▶ **Collected material**:
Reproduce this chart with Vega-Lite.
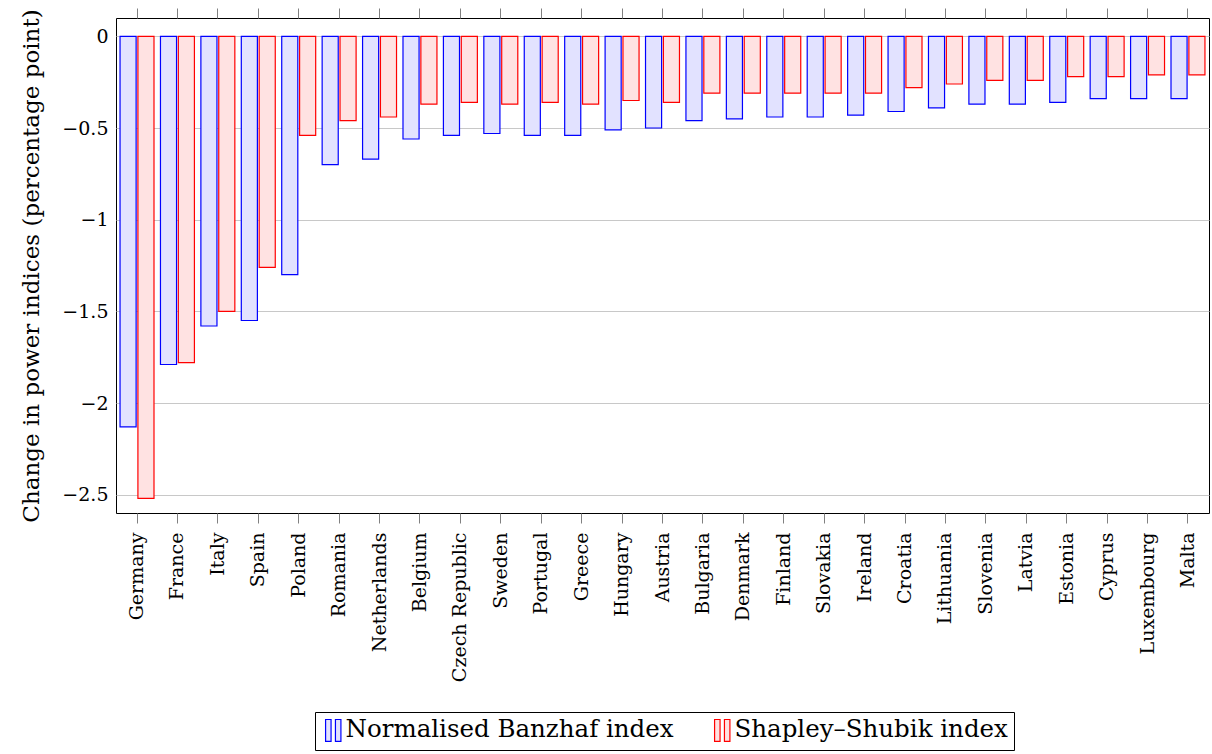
{
  "$schema": "https://vega.github.io/schema/vega-lite/v6.json",
  "width": 1093,
  "height": 495,
  "autosize": {"type": "none"},
  "padding": {"left": 116, "top": 18, "right": 3, "bottom": 241},
  "background": "white",
  "config": {
    "font": "DejaVu Serif",
    "axis": {"labelFont": "DejaVu Serif", "titleFont": "DejaVu Serif"},
    "legend": {"labelFont": "DejaVu Serif", "titleFont": "DejaVu Serif"},
    "view": {"stroke": "black", "strokeWidth": 1}
  },
  "data": {
    "values": [
      {"country": "Germany", "index": "Normalised Banzhaf index", "value": -2.13},
      {"country": "Germany", "index": "Shapley–Shubik index", "value": -2.52},
      {"country": "France", "index": "Normalised Banzhaf index", "value": -1.79},
      {"country": "France", "index": "Shapley–Shubik index", "value": -1.78},
      {"country": "Italy", "index": "Normalised Banzhaf index", "value": -1.58},
      {"country": "Italy", "index": "Shapley–Shubik index", "value": -1.50},
      {"country": "Spain", "index": "Normalised Banzhaf index", "value": -1.55},
      {"country": "Spain", "index": "Shapley–Shubik index", "value": -1.26},
      {"country": "Poland", "index": "Normalised Banzhaf index", "value": -1.30},
      {"country": "Poland", "index": "Shapley–Shubik index", "value": -0.54},
      {"country": "Romania", "index": "Normalised Banzhaf index", "value": -0.70},
      {"country": "Romania", "index": "Shapley–Shubik index", "value": -0.46},
      {"country": "Netherlands", "index": "Normalised Banzhaf index", "value": -0.67},
      {"country": "Netherlands", "index": "Shapley–Shubik index", "value": -0.44},
      {"country": "Belgium", "index": "Normalised Banzhaf index", "value": -0.56},
      {"country": "Belgium", "index": "Shapley–Shubik index", "value": -0.37},
      {"country": "Czech Republic", "index": "Normalised Banzhaf index", "value": -0.54},
      {"country": "Czech Republic", "index": "Shapley–Shubik index", "value": -0.36},
      {"country": "Sweden", "index": "Normalised Banzhaf index", "value": -0.53},
      {"country": "Sweden", "index": "Shapley–Shubik index", "value": -0.37},
      {"country": "Portugal", "index": "Normalised Banzhaf index", "value": -0.54},
      {"country": "Portugal", "index": "Shapley–Shubik index", "value": -0.36},
      {"country": "Greece", "index": "Normalised Banzhaf index", "value": -0.54},
      {"country": "Greece", "index": "Shapley–Shubik index", "value": -0.37},
      {"country": "Hungary", "index": "Normalised Banzhaf index", "value": -0.51},
      {"country": "Hungary", "index": "Shapley–Shubik index", "value": -0.35},
      {"country": "Austria", "index": "Normalised Banzhaf index", "value": -0.50},
      {"country": "Austria", "index": "Shapley–Shubik index", "value": -0.36},
      {"country": "Bulgaria", "index": "Normalised Banzhaf index", "value": -0.46},
      {"country": "Bulgaria", "index": "Shapley–Shubik index", "value": -0.31},
      {"country": "Denmark", "index": "Normalised Banzhaf index", "value": -0.45},
      {"country": "Denmark", "index": "Shapley–Shubik index", "value": -0.31},
      {"country": "Finland", "index": "Normalised Banzhaf index", "value": -0.44},
      {"country": "Finland", "index": "Shapley–Shubik index", "value": -0.31},
      {"country": "Slovakia", "index": "Normalised Banzhaf index", "value": -0.44},
      {"country": "Slovakia", "index": "Shapley–Shubik index", "value": -0.31},
      {"country": "Ireland", "index": "Normalised Banzhaf index", "value": -0.43},
      {"country": "Ireland", "index": "Shapley–Shubik index", "value": -0.31},
      {"country": "Croatia", "index": "Normalised Banzhaf index", "value": -0.41},
      {"country": "Croatia", "index": "Shapley–Shubik index", "value": -0.28},
      {"country": "Lithuania", "index": "Normalised Banzhaf index", "value": -0.39},
      {"country": "Lithuania", "index": "Shapley–Shubik index", "value": -0.26},
      {"country": "Slovenia", "index": "Normalised Banzhaf index", "value": -0.37},
      {"country": "Slovenia", "index": "Shapley–Shubik index", "value": -0.24},
      {"country": "Latvia", "index": "Normalised Banzhaf index", "value": -0.37},
      {"country": "Latvia", "index": "Shapley–Shubik index", "value": -0.24},
      {"country": "Estonia", "index": "Normalised Banzhaf index", "value": -0.36},
      {"country": "Estonia", "index": "Shapley–Shubik index", "value": -0.22},
      {"country": "Cyprus", "index": "Normalised Banzhaf index", "value": -0.34},
      {"country": "Cyprus", "index": "Shapley–Shubik index", "value": -0.22},
      {"country": "Luxembourg", "index": "Normalised Banzhaf index", "value": -0.34},
      {"country": "Luxembourg", "index": "Shapley–Shubik index", "value": -0.21},
      {"country": "Malta", "index": "Normalised Banzhaf index", "value": -0.34},
      {"country": "Malta", "index": "Shapley–Shubik index", "value": -0.21}
    ]
  },
  "layer": [
    {
      "mark": {"type": "bar", "strokeWidth": 1.2},
      "encoding": {
        "x": {
          "field": "country",
          "type": "nominal",
          "sort": null,
          "scale": {"paddingInner": 0.16, "paddingOuter": 0.1},
          "axis": {
            "title": null,
            "labelAngle": -90,
            "labelAlign": "right",
            "labelBaseline": "middle",
            "labelFont": "DejaVu Serif",
            "labelFontSize": 19,
            "labelColor": "black",
            "labelPadding": 9,
            "tickSize": 10,
            "tickColor": "#808080",
            "domain": false,
            "grid": false
          }
        },
        "xOffset": {
          "field": "index",
          "type": "nominal",
          "scale": {"paddingInner": 0.1}
        },
        "y": {
          "field": "value",
          "type": "quantitative",
          "scale": {"domain": [-2.6, 0.1], "nice": false, "zero": false},
          "axis": {
            "title": "Change in power indices (percentage point)",
            "titleFont": "DejaVu Serif",
            "titleFontSize": 23,
            "titleFontWeight": "normal",
            "titleColor": "black",
            "titlePadding": 18,
            "values": [0, -0.5, -1, -1.5, -2, -2.5],
            "format": "~g",
            "labelFont": "DejaVu Serif",
            "labelFontSize": 19,
            "labelColor": "black",
            "labelPadding": 8,
            "ticks": false,
            "domain": false,
            "grid": true,
            "gridColor": "#c8c8c8",
            "gridWidth": 1
          }
        },
        "stroke": {
          "field": "index",
          "type": "nominal",
          "scale": {"range": ["#0000ff", "#ff0000"]},
          "legend": null
        },
        "fill": {
          "field": "index",
          "type": "nominal",
          "scale": {"range": ["#e2e2ff", "#ffe2e2"]},
          "legend": {
            "title": null,
            "orient": "none",
            "legendX": 199,
            "legendY": 694,
            "direction": "horizontal",
            "strokeColor": "black",
            "padding": 6,
            "labelFont": "DejaVu Serif",
            "labelFontSize": 24.5,
            "labelColor": "black",
            "labelLimit": 420,
            "columnPadding": 36,
            "symbolType": "M-0.7,-1H-0.2V1H-0.7Z M0.2,-1H0.7V1H0.2Z",
            "symbolSize": 480,
            "symbolStrokeWidth": 1.2,
            "labelOffset": 0
          }
        }
      }
    },
    {
      "mark": {"type": "rule", "opacity": 0},
      "encoding": {
        "x": {
          "field": "country",
          "type": "nominal",
          "sort": null,
          "axis": {
            "orient": "top",
            "labels": false,
            "title": null,
            "tickSize": 10,
            "tickColor": "#808080",
            "domain": false,
            "grid": false
          }
        }
      }
    }
  ],
  "resolve": {"axis": {"x": "independent"}}
}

▶ **Short exercise**: Repeat the data in full and exactly. Omit pictures.

▶ **Written reply**:
Reproduce this chart with Vega-Lite.
{
  "$schema": "https://vega.github.io/schema/vega-lite/v6.json",
  "width": 1093,
  "height": 495,
  "autosize": {"type": "none"},
  "padding": {"left": 116, "top": 18, "right": 3, "bottom": 241},
  "background": "white",
  "config": {
    "font": "DejaVu Serif",
    "axis": {"labelFont": "DejaVu Serif", "titleFont": "DejaVu Serif"},
    "legend": {"labelFont": "DejaVu Serif", "titleFont": "DejaVu Serif"},
    "view": {"stroke": "black", "strokeWidth": 1}
  },
  "data": {
    "values": [
      {"country": "Germany", "index": "Normalised Banzhaf index", "value": -2.13},
      {"country": "Germany", "index": "Shapley–Shubik index", "value": -2.52},
      {"country": "France", "index": "Normalised Banzhaf index", "value": -1.79},
      {"country": "France", "index": "Shapley–Shubik index", "value": -1.78},
      {"country": "Italy", "index": "Normalised Banzhaf index", "value": -1.58},
      {"country": "Italy", "index": "Shapley–Shubik index", "value": -1.50},
      {"country": "Spain", "index": "Normalised Banzhaf index", "value": -1.55},
      {"country": "Spain", "index": "Shapley–Shubik index", "value": -1.26},
      {"country": "Poland", "index": "Normalised Banzhaf index", "value": -1.30},
      {"country": "Poland", "index": "Shapley–Shubik index", "value": -0.54},
      {"country": "Romania", "index": "Normalised Banzhaf index", "value": -0.70},
      {"country": "Romania", "index": "Shapley–Shubik index", "value": -0.46},
      {"country": "Netherlands", "index": "Normalised Banzhaf index", "value": -0.67},
      {"country": "Netherlands", "index": "Shapley–Shubik index", "value": -0.44},
      {"country": "Belgium", "index": "Normalised Banzhaf index", "value": -0.56},
      {"country": "Belgium", "index": "Shapley–Shubik index", "value": -0.37},
      {"country": "Czech Republic", "index": "Normalised Banzhaf index", "value": -0.54},
      {"country": "Czech Republic", "index": "Shapley–Shubik index", "value": -0.36},
      {"country": "Sweden", "index": "Normalised Banzhaf index", "value": -0.53},
      {"country": "Sweden", "index": "Shapley–Shubik index", "value": -0.37},
      {"country": "Portugal", "index": "Normalised Banzhaf index", "value": -0.54},
      {"country": "Portugal", "index": "Shapley–Shubik index", "value": -0.36},
      {"country": "Greece", "index": "Normalised Banzhaf index", "value": -0.54},
      {"country": "Greece", "index": "Shapley–Shubik index", "value": -0.37},
      {"country": "Hungary", "index": "Normalised Banzhaf index", "value": -0.51},
      {"country": "Hungary", "index": "Shapley–Shubik index", "value": -0.35},
      {"country": "Austria", "index": "Normalised Banzhaf index", "value": -0.50},
      {"country": "Austria", "index": "Shapley–Shubik index", "value": -0.36},
      {"country": "Bulgaria", "index": "Normalised Banzhaf index", "value": -0.46},
      {"country": "Bulgaria", "index": "Shapley–Shubik index", "value": -0.31},
      {"country": "Denmark", "index": "Normalised Banzhaf index", "value": -0.45},
      {"country": "Denmark", "index": "Shapley–Shubik index", "value": -0.31},
      {"country": "Finland", "index": "Normalised Banzhaf index", "value": -0.44},
      {"country": "Finland", "index": "Shapley–Shubik index", "value": -0.31},
      {"country": "Slovakia", "index": "Normalised Banzhaf index", "value": -0.44},
      {"country": "Slovakia", "index": "Shapley–Shubik index", "value": -0.31},
      {"country": "Ireland", "index": "Normalised Banzhaf index", "value": -0.43},
      {"country": "Ireland", "index": "Shapley–Shubik index", "value": -0.31},
      {"country": "Croatia", "index": "Normalised Banzhaf index", "value": -0.41},
      {"country": "Croatia", "index": "Shapley–Shubik index", "value": -0.28},
      {"country": "Lithuania", "index": "Normalised Banzhaf index", "value": -0.39},
      {"country": "Lithuania", "index": "Shapley–Shubik index", "value": -0.26},
      {"country": "Slovenia", "index": "Normalised Banzhaf index", "value": -0.37},
      {"country": "Slovenia", "index": "Shapley–Shubik index", "value": -0.24},
      {"country": "Latvia", "index": "Normalised Banzhaf index", "value": -0.37},
      {"country": "Latvia", "index": "Shapley–Shubik index", "value": -0.24},
      {"country": "Estonia", "index": "Normalised Banzhaf index", "value": -0.36},
      {"country": "Estonia", "index": "Shapley–Shubik index", "value": -0.22},
      {"country": "Cyprus", "index": "Normalised Banzhaf index", "value": -0.34},
      {"country": "Cyprus", "index": "Shapley–Shubik index", "value": -0.22},
      {"country": "Luxembourg", "index": "Normalised Banzhaf index", "value": -0.34},
      {"country": "Luxembourg", "index": "Shapley–Shubik index", "value": -0.21},
      {"country": "Malta", "index": "Normalised Banzhaf index", "value": -0.34},
      {"country": "Malta", "index": "Shapley–Shubik index", "value": -0.21}
    ]
  },
  "layer": [
    {
      "mark": {"type": "bar", "strokeWidth": 1.2},
      "encoding": {
        "x": {
          "field": "country",
          "type": "nominal",
          "sort": null,
          "scale": {"paddingInner": 0.16, "paddingOuter": 0.1},
          "axis": {
            "title": null,
            "labelAngle": -90,
            "labelAlign": "right",
            "labelBaseline": "middle",
            "labelFont": "DejaVu Serif",
            "labelFontSize": 19,
            "labelColor": "black",
            "labelPadding": 9,
            "tickSize": 10,
            "tickColor": "#808080",
            "domain": false,
            "grid": false
          }
        },
        "xOffset": {
          "field": "index",
          "type": "nominal",
          "scale": {"paddingInner": 0.1}
        },
        "y": {
          "field": "value",
          "type": "quantitative",
          "scale": {"domain": [-2.6, 0.1], "nice": false, "zero": false},
          "axis": {
            "title": "Change in power indices (percentage point)",
            "titleFont": "DejaVu Serif",
            "titleFontSize": 23,
            "titleFontWeight": "normal",
            "titleColor": "black",
            "titlePadding": 18,
            "values": [0, -0.5, -1, -1.5, -2, -2.5],
            "format": "~g",
            "labelFont": "DejaVu Serif",
            "labelFontSize": 19,
            "labelColor": "black",
            "labelPadding": 8,
            "ticks": false,
            "domain": false,
            "grid": true,
            "gridColor": "#c8c8c8",
            "gridWidth": 1
          }
        },
        "stroke": {
          "field": "index",
          "type": "nominal",
          "scale": {"range": ["#0000ff", "#ff0000"]},
          "legend": null
        },
        "fill": {
          "field": "index",
          "type": "nominal",
          "scale": {"range": ["#e2e2ff", "#ffe2e2"]},
          "legend": {
            "title": null,
            "orient": "none",
            "legendX": 199,
            "legendY": 694,
            "direction": "horizontal",
            "strokeColor": "black",
            "padding": 6,
            "labelFont": "DejaVu Serif",
            "labelFontSize": 24.5,
            "labelColor": "black",
            "labelLimit": 420,
            "columnPadding": 36,
            "symbolType": "M-0.7,-1H-0.2V1H-0.7Z M0.2,-1H0.7V1H0.2Z",
            "symbolSize": 480,
            "symbolStrokeWidth": 1.2,
            "labelOffset": 0
          }
        }
      }
    },
    {
      "mark": {"type": "rule", "opacity": 0},
      "encoding": {
        "x": {
          "field": "country",
          "type": "nominal",
          "sort": null,
          "axis": {
            "orient": "top",
            "labels": false,
            "title": null,
            "tickSize": 10,
            "tickColor": "#808080",
            "domain": false,
            "grid": false
          }
        }
      }
    }
  ],
  "resolve": {"axis": {"x": "independent"}}
}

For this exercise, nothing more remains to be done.